I walk into the performance space of Bedlam Theatre where a boy and a girl are cheerfully greeting the audience. Dressed in black and white trousers, shirts and braces, with white facepaint and black lips, their demeanour is hospitable and endearing, like mimes who are excitedly talking to people for the first time. A man sits onstage behind an assortment of musical instruments, smiling in silence. The boy and girl tell audience members where to sit: ‘You three are Standards so you’ll sit in the stalls here!’ In what seems to be a random method of selection, the boy upgrades three people to become Elites. The second chosen Elite is given the ability to choose the third and final person to be elevated to this prestige, and he chooses lucky ol’ me!

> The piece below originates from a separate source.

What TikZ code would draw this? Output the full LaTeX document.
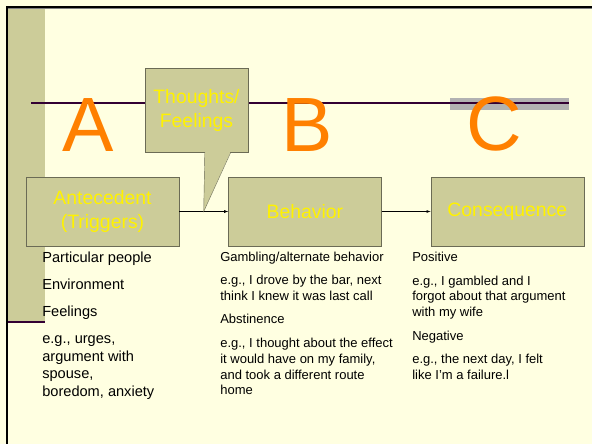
\documentclass[tikz,border=0pt]{standalone}
\usepackage{fontspec}
\setmainfont{Liberation Sans}
\usetikzlibrary{arrows, positioning, calc}

\definecolor{slidebg}{HTML}{FFFFE1}
\definecolor{olivebox}{HTML}{CCCC99}
\definecolor{boxline}{HTML}{6B6B55}
\definecolor{abcorange}{HTML}{FF8000}
\definecolor{rulepurple}{HTML}{330033}
\definecolor{bandgrey}{HTML}{B2B2B2}

\begin{document}
\begin{tikzpicture}[x=1pt, y=-1pt, node distance=49pt, >=latex, semithick]
	\tikzstyle{phase} = [draw=boxline, thin, fill=olivebox, rectangle, minimum width=153pt, minimum height=69pt, inner sep=0pt, align=center, text=yellow, font={\fontsize{19.4}{24}\selectfont}]
	\tikzstyle{bigLetter} = [text=abcorange, inner sep=0pt, anchor=base, font={\fontsize{77}{77}\selectfont}]
	\tikzstyle{notes} = [anchor=north west, align=left, inner sep=0pt, text=black, font={\fontsize{13}{15.7}\selectfont}]
	\tikzstyle{bigNotes} = [notes, font={\fontsize{14.6}{17.5}\selectfont}]

	% slide background and frame
	\useasboundingbox (0,0) rectangle (592,444);
	\fill[slidebg] (0,0) rectangle (592,444);
	\fill[olivebox] (8,8) rectangle (45,322);
	\draw[rulepurple, line width=2pt] (8,322) -- (45,322);
	\draw[gray, line width=1pt] (8,9) -- (592,9);
	\draw[black, line width=2pt] (7,444) -- (7,7) -- (592,7);

	% title rule
	\fill[bandgrey] (450,98) rectangle (569,110);
	\draw[rulepurple, line width=2.5pt] (31,103) -- (569,103);

	\node[bigLetter](la) at (88,151) {A};
	\node[bigLetter](lb) at (307,151) {B};
	\node[bigLetter](lc) at (494,150) {C};

	% the three phases
	\node[phase](ant) at (102.5,211.5) {Antecedent\\(Triggers)};
	\node[phase](beh) [right=of ant] {Behavior};
	\node[phase](con) [right=of beh] {Consequence};

	\path[->, thin]
	(ant) edge (beh)
	(beh) edge (con);

	% thoughts callout
	\coordinate (tip) at ($(ant.east)!0.5!(beh.west)$);
	\node[phase, minimum width=103pt, minimum height=84pt](th) at (196.5,110) {Thoughts/\\Feelings};
	\fill[olivebox] ([xshift=60pt, yshift=1pt]th.south west) -- (tip) -- ([xshift=86pt, yshift=1pt]th.south west) -- cycle;
	\draw[boxline, thin] ([xshift=60pt]th.south west) -- (tip) -- ([xshift=86pt]th.south west);

	% notes under each phase
	\node[bigNotes](antnotes) at (42,252) {Particular people\\[9.5pt]Environment\\[9pt]Feelings\\[10pt]e.g., urges,\\argument with\\spouse,\\boredom, anxiety};
	\node[notes](behnotes) at (220,251.3) {Gambling/alternate behavior\\[7.7pt]e.g., I drove by the bar, next\\think I knew it was last call\\[7.8pt]Abstinence\\[8.5pt]e.g., I thought about the effect\\it would have on my family,\\and took a different route\\home};
	\node[notes](connotes) at (412,252.2) {Positive\\[7.6pt]e.g., I gambled and I\\forgot about that argument\\with my wife\\[8.3pt]Negative\\[7.6pt]e.g., the next day, I felt\\like I’m a failure.l};
\end{tikzpicture}
\end{document}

The three of us Elites are shepherded onto the stage and are given silver, cushioned chairs, placed upstage, facing outwards to the audience. Once sat, we are given gold Christmas cracker crowns and blue light-up thumbs to wear. Once both classes of audience are seated, the performers greet us Elites very enthusiastically, reiterating how happy they are to have us here. Then, the Standards are given a simple, monotone ‘Welcome’. From this point on, us Elites are pampered, and given authority to decide the direction of the story at key points throughout the piece, by using our light-up thumbs to signal our choice between two options, by either raising it into the air or leaving it down.

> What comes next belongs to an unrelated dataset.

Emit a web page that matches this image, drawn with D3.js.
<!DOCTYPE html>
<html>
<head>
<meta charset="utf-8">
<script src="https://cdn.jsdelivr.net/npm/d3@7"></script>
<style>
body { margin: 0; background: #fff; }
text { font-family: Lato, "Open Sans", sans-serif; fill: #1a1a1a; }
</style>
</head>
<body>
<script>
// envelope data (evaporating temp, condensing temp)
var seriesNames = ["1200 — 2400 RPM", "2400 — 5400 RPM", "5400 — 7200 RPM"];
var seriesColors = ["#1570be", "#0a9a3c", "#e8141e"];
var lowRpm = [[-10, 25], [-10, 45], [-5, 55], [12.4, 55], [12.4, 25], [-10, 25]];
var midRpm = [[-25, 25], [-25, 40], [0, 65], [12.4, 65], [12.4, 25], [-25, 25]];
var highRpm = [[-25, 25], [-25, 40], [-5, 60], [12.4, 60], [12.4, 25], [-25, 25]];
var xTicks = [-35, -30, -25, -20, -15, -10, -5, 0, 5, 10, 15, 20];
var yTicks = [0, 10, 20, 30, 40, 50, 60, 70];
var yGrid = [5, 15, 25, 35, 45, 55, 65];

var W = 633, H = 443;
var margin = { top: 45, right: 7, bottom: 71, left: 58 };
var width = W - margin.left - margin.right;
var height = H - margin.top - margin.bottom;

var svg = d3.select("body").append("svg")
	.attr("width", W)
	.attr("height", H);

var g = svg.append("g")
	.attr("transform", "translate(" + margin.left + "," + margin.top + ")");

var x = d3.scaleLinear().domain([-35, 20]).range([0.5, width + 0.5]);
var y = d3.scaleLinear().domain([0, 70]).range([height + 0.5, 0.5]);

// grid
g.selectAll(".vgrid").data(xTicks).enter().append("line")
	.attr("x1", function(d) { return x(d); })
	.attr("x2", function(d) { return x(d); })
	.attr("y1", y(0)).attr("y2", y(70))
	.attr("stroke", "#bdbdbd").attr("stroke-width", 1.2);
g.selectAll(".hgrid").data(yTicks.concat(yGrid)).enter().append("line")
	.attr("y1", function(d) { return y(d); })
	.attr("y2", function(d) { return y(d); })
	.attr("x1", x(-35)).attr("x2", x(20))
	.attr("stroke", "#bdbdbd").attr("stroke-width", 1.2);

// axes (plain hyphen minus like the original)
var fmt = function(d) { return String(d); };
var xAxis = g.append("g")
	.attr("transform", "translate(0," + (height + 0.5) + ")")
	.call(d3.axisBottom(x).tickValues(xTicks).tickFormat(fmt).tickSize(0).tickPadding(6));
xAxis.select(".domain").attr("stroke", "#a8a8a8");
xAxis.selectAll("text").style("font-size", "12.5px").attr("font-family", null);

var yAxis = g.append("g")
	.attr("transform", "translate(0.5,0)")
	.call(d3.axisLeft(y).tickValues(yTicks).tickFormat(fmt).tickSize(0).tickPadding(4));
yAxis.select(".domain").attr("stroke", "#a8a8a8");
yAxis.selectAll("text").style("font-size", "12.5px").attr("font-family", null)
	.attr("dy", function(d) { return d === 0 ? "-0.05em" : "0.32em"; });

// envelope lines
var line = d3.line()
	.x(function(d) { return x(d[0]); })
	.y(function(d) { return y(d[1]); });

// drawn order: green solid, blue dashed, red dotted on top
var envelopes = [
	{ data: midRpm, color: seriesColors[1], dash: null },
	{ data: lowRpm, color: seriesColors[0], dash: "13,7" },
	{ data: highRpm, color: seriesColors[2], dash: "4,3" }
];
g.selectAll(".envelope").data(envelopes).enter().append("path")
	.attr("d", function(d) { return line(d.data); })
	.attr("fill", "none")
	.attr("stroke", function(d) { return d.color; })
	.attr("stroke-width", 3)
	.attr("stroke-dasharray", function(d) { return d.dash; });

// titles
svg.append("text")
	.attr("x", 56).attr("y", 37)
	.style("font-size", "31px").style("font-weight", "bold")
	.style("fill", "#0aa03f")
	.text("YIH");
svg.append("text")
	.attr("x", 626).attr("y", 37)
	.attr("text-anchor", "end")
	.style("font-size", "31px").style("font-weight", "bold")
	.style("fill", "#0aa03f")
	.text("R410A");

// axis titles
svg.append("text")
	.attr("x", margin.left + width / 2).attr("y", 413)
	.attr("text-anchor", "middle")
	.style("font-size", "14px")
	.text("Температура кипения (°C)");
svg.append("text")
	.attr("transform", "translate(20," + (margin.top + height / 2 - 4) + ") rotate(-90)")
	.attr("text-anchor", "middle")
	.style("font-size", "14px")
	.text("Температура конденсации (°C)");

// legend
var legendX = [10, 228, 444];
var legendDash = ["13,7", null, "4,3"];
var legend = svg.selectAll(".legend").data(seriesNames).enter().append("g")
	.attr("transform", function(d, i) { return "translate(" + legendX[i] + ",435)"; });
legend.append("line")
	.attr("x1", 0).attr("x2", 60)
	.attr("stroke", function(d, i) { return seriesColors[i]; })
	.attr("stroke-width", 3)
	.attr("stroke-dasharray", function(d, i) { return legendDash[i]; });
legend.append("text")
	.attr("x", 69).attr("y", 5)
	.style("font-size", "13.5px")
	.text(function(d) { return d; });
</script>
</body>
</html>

A disembodied voice echoes through the space, introducing the audience to the performers and instructs the performers to begin the story. The disembodied voice’s main duty seems to be stepping in when there are major moments of conflict, stopping the performance by turning on the house lights and shouting ‘No Conflict!’.

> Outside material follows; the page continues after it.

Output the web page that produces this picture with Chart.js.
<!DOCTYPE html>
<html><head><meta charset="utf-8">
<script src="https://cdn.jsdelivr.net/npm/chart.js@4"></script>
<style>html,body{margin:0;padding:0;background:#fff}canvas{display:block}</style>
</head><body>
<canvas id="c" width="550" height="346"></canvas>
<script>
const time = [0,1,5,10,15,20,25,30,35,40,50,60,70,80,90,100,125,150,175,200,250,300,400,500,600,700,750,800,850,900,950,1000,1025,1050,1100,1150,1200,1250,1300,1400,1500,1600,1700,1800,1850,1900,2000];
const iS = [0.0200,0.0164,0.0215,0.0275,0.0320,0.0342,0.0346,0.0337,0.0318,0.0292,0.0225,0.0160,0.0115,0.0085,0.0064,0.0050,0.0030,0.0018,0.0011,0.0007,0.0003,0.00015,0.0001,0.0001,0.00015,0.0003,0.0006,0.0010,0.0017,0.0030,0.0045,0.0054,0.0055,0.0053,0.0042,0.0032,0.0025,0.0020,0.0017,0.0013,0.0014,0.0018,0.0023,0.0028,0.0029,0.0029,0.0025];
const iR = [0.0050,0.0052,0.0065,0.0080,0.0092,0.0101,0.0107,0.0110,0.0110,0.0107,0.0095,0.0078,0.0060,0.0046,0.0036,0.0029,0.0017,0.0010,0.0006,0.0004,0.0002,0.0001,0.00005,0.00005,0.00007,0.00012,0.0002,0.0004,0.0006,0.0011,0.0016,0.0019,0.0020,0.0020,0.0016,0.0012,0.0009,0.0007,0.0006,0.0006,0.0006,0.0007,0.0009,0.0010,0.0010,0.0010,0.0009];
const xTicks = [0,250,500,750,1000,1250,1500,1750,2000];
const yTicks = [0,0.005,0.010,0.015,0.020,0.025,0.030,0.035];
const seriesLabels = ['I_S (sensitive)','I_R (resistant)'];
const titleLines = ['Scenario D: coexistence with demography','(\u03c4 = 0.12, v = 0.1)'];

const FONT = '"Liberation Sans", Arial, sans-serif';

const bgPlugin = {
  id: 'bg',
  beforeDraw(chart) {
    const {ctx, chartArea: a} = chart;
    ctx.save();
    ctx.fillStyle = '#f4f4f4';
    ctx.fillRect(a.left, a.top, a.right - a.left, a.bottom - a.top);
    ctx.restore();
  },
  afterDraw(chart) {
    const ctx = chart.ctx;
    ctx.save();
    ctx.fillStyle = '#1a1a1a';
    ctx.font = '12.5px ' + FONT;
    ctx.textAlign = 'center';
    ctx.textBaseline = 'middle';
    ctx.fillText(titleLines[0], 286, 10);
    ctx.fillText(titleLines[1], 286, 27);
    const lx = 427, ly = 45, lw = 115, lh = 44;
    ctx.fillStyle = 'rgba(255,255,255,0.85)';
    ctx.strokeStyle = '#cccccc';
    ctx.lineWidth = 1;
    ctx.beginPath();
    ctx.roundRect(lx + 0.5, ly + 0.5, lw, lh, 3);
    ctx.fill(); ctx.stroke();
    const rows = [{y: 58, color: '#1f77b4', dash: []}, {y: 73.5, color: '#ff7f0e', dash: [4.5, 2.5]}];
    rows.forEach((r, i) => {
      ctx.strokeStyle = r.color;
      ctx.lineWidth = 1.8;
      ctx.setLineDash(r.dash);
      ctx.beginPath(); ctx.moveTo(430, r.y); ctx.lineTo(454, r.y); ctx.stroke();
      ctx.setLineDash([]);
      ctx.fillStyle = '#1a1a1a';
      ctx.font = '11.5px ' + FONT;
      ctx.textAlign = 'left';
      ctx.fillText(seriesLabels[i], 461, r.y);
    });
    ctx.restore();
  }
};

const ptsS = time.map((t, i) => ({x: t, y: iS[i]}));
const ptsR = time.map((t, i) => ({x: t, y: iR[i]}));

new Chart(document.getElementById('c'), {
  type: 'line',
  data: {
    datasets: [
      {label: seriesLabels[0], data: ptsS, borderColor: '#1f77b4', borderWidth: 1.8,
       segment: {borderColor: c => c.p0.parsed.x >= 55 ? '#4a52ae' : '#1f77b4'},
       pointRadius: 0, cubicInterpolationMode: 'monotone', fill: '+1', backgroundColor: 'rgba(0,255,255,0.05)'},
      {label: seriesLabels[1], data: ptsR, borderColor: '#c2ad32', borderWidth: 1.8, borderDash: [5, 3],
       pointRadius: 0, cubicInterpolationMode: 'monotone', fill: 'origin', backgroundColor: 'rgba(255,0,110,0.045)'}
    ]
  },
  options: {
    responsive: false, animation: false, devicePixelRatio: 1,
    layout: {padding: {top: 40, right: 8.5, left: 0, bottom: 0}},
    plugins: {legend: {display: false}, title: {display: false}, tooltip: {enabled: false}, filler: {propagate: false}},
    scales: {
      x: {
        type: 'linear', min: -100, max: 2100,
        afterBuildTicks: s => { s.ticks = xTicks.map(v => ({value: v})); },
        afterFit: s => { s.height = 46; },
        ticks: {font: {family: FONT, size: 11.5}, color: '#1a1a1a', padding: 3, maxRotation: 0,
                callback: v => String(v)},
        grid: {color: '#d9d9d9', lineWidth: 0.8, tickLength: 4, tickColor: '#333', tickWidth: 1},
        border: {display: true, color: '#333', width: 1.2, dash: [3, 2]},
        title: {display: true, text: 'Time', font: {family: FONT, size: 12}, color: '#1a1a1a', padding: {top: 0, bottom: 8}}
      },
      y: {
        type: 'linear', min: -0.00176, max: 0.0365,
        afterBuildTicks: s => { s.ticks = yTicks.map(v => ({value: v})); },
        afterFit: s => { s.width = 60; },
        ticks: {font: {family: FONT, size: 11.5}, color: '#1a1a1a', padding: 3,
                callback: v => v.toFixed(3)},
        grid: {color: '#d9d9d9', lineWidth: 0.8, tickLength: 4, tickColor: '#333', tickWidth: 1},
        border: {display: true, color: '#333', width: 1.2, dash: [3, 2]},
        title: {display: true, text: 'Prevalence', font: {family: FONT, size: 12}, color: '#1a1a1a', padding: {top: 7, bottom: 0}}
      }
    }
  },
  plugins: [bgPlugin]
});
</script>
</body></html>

The main narrative thread is a tale of fantasy, following a boy made of clouds from the wealthy Highground. He falls from his home and lands in the poor Lowground. Here, he meets a local girl made from silk in a dodgy pub. The girl helps the boy get back home, climbing upwards from Lowground to Highground, their journey being an obvious metaphor for upward social mobility. The performers use puppets, masks and multi-role playing to bring to life characters full of quirk, such as an arrogant duck, a serious business skunk, and a lawyer with a fish for a head. Meanwhile, the musician sits in his corner and underscores the action with a soundscape of bells, whistles and xylophones. All three performers tell this story with a splendid amount of playfulness, giving the piece an excellent pace and engaging rhythm.
But where the show really shines is in its interactivity – Standard:Elite cleverly explores who, in society, decides what stories are told, by giving this decision to a select few audience members. It confronts the audience with how they behave within systems of power – when a group of Standards were given the chance to usurp us Elites, I became immensely defensive – and playfully prods at a very British avoidance of talking about class.
By ‘No Conflict’ the disembodied voice really means: ‘Let’s all play along so we don’t have to talk about this and fight… which would be awkward.’ This is echoed by the silent music man who pipes up for the first time towards the end with ‘This is why we don’t make shows about class…Everyone just gets upset!’